§ **DIRECTIONS**
Copy, from the entries below, each line in which the string "this" appears.

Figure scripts
════════

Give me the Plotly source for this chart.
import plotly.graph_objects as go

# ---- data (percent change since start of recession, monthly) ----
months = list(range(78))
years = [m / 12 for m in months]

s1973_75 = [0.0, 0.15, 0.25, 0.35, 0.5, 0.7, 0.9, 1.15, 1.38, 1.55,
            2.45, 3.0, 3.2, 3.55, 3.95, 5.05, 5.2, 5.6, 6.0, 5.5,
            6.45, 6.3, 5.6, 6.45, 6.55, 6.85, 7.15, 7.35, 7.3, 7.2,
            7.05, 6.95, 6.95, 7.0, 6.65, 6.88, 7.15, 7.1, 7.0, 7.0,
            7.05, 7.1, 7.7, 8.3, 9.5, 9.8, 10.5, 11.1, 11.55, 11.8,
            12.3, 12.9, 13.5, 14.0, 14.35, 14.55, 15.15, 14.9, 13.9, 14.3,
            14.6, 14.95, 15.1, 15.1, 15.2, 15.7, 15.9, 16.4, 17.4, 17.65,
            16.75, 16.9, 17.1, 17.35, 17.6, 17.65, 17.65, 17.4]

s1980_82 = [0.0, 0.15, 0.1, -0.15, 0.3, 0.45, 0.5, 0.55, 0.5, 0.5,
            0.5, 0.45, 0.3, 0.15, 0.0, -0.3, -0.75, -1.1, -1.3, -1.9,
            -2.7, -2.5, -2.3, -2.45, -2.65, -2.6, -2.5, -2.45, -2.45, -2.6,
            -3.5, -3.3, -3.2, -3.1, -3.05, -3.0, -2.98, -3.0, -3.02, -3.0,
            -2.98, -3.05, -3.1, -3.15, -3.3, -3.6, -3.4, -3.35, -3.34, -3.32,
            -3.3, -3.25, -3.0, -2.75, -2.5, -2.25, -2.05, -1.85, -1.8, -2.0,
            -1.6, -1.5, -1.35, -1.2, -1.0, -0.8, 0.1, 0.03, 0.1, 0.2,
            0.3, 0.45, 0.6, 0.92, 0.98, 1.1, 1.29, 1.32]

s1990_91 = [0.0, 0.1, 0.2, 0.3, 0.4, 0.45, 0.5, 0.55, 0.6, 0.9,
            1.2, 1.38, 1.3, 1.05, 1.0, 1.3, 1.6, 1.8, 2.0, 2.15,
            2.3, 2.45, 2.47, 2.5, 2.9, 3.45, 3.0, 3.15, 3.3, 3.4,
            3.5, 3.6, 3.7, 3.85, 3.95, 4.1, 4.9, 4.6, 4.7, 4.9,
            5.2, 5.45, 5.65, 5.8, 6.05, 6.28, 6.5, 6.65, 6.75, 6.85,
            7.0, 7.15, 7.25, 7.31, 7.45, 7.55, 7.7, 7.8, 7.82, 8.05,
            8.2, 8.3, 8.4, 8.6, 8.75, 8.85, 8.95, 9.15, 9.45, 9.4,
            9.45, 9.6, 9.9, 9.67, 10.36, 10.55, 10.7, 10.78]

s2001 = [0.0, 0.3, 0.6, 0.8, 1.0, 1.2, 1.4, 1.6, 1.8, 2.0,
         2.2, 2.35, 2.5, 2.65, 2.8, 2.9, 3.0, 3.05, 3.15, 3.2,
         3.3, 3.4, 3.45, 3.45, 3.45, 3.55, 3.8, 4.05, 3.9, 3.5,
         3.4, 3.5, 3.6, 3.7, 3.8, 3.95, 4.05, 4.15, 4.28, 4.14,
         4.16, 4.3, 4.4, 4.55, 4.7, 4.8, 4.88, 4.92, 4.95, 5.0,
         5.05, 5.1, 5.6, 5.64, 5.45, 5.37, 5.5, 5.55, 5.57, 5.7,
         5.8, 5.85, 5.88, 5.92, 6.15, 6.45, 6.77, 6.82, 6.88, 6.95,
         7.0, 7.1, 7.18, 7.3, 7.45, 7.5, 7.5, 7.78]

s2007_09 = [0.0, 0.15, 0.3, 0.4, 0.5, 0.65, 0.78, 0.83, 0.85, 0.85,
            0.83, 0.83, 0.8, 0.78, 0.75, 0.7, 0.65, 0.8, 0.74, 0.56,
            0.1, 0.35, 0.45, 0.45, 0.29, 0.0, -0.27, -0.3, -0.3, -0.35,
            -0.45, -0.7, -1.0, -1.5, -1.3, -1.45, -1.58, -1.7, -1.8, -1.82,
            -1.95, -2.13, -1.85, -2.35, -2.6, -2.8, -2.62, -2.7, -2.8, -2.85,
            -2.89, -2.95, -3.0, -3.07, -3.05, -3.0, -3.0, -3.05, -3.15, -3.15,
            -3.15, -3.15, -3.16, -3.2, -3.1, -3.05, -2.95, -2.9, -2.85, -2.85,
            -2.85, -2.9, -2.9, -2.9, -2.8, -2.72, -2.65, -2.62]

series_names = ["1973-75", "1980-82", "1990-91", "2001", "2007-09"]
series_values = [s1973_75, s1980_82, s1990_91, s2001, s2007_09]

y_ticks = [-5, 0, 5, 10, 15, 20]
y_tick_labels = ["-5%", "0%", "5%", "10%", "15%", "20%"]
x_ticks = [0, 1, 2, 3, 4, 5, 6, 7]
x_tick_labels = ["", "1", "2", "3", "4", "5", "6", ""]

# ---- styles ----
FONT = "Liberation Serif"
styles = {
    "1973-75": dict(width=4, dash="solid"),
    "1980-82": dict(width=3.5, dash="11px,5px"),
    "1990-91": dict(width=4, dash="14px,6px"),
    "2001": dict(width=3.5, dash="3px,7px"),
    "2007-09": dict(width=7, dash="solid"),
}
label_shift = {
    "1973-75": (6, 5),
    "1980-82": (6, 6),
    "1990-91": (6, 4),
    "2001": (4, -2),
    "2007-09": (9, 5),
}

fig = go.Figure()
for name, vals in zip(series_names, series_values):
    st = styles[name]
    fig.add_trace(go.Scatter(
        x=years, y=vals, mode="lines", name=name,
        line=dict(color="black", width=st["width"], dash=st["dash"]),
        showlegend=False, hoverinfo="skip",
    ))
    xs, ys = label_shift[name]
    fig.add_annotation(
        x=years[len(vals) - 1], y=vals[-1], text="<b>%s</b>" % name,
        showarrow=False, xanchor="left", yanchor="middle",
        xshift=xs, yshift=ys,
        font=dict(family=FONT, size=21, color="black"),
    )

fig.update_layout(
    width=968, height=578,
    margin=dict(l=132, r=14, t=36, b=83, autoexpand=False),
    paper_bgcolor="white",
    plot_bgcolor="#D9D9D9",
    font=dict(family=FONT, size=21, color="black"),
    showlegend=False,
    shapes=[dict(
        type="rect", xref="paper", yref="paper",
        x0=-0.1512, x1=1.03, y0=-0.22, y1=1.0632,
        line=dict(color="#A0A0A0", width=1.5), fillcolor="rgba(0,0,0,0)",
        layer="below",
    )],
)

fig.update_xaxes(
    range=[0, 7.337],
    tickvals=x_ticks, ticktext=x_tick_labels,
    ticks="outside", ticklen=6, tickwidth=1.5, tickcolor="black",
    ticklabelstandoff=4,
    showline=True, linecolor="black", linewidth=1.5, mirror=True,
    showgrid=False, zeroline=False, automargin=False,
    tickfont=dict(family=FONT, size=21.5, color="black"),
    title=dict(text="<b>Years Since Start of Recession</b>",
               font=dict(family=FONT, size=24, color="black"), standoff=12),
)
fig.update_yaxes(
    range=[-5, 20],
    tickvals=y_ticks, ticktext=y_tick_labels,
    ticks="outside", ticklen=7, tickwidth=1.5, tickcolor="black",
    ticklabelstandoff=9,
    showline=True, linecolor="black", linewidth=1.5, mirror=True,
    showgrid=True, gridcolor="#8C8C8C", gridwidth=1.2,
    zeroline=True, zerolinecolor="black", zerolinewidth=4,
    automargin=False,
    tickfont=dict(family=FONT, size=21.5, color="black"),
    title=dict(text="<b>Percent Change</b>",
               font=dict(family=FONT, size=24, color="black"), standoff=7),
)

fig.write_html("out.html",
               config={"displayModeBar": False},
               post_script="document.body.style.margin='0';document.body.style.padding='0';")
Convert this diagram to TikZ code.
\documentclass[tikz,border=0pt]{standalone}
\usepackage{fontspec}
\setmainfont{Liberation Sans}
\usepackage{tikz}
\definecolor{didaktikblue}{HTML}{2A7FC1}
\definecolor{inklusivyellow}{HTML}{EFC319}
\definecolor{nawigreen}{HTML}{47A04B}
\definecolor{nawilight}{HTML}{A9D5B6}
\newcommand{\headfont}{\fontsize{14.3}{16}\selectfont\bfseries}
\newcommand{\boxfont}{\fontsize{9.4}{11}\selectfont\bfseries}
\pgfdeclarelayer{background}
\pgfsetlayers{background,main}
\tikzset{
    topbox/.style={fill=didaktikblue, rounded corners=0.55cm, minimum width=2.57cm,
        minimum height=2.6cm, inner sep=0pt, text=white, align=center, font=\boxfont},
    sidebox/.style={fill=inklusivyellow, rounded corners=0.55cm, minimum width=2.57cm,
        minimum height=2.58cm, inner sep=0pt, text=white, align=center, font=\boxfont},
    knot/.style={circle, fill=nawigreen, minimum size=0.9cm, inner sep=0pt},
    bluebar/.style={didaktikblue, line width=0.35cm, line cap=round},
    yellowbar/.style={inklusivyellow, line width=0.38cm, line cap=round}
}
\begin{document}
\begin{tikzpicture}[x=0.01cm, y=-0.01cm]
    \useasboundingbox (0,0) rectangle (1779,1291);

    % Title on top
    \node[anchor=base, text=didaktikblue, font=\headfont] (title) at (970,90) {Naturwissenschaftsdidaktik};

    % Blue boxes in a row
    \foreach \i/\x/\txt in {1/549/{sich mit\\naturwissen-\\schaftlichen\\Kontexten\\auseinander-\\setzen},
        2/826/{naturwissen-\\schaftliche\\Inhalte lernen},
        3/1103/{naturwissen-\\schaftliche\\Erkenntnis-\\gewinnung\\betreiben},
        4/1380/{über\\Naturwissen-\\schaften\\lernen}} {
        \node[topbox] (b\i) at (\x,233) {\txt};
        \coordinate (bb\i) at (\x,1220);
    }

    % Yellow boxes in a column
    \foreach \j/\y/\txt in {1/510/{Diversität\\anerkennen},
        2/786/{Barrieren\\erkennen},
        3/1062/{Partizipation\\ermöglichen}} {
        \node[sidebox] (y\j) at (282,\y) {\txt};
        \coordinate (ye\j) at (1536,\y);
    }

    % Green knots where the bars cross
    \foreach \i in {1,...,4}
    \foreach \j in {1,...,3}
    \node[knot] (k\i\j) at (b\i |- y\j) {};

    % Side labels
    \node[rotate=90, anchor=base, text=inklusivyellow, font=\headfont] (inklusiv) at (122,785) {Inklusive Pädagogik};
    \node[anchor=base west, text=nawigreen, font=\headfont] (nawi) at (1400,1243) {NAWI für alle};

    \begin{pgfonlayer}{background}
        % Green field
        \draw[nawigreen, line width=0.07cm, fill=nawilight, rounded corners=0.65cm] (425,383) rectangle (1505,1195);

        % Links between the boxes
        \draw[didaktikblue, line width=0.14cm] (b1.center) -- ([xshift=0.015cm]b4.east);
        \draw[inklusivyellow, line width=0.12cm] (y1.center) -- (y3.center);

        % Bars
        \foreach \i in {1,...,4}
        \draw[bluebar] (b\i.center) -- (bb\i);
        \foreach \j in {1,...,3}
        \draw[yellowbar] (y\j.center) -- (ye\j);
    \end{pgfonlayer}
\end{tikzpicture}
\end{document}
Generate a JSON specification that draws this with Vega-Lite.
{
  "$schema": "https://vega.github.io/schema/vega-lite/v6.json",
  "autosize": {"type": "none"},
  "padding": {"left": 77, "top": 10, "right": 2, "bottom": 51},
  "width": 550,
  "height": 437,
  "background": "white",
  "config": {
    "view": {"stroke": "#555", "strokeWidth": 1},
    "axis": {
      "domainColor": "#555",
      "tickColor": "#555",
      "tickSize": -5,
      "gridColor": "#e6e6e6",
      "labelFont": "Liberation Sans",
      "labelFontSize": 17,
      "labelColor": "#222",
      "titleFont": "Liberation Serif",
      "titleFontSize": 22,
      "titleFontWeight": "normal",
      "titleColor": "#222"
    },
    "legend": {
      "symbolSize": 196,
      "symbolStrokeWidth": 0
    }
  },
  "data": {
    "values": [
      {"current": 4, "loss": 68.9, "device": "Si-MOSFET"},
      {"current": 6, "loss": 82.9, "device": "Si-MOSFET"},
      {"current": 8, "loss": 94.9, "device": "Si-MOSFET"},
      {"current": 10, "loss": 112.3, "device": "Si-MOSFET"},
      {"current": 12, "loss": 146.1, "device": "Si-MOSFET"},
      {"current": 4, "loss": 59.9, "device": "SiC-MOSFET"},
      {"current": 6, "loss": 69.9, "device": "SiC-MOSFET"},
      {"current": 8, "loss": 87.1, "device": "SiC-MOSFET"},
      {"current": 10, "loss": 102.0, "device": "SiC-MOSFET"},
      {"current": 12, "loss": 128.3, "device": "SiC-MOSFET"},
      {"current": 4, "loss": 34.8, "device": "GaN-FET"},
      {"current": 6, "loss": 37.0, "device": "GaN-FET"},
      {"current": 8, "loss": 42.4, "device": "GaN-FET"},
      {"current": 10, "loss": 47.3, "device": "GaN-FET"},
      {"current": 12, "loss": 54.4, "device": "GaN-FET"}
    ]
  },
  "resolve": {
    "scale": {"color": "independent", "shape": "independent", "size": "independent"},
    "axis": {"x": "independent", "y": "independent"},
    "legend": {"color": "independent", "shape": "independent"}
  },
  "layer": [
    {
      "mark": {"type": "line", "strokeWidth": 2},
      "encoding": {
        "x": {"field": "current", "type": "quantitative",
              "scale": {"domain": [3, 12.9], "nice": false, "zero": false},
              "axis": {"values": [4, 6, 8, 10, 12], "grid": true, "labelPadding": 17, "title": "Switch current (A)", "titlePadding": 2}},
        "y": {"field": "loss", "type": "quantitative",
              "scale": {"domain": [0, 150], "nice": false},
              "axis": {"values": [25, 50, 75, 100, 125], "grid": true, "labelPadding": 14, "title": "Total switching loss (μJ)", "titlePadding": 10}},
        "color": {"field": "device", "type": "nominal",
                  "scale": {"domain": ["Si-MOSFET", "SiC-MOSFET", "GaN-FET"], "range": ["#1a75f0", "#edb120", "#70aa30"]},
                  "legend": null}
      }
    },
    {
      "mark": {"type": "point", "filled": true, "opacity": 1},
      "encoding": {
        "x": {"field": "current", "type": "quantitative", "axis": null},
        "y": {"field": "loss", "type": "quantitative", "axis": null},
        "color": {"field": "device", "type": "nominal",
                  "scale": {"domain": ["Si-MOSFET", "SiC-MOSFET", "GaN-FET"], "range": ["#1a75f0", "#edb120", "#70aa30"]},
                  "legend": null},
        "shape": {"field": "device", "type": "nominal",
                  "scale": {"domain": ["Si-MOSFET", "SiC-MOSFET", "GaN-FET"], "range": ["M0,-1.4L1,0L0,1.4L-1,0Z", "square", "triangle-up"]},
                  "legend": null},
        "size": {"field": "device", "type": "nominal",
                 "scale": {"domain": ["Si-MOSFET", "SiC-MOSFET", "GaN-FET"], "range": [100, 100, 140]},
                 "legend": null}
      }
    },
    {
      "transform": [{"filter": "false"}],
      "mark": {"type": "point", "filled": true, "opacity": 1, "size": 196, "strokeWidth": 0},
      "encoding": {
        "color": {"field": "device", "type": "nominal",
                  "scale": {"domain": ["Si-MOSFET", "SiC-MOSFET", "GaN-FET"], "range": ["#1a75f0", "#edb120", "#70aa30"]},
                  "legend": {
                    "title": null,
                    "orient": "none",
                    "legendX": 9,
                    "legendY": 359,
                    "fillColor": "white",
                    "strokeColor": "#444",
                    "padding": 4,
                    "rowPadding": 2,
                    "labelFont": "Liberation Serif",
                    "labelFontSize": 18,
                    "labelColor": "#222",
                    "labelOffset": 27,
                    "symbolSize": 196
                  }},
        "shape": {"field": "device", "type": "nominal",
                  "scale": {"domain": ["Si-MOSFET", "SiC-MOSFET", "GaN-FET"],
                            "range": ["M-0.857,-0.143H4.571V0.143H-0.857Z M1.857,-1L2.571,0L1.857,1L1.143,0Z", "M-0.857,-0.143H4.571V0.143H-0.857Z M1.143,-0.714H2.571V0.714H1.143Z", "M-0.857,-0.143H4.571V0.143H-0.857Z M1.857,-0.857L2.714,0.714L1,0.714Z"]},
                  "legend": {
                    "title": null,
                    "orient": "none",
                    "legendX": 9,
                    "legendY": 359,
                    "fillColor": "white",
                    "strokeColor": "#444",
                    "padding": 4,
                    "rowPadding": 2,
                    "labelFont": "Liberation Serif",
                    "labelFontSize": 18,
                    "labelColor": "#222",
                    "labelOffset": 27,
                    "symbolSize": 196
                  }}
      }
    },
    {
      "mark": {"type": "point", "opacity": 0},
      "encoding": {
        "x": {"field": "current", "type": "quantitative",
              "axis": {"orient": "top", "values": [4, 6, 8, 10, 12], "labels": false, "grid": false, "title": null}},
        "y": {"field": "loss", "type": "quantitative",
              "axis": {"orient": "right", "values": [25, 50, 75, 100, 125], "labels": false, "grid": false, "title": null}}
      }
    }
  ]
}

════════

§ **OUTPUT OF THE EXERCISE**
Give me the Plotly source for this chart.
Convert this diagram to TikZ code.
Generate a JSON specification that draws this with Vega-Lite.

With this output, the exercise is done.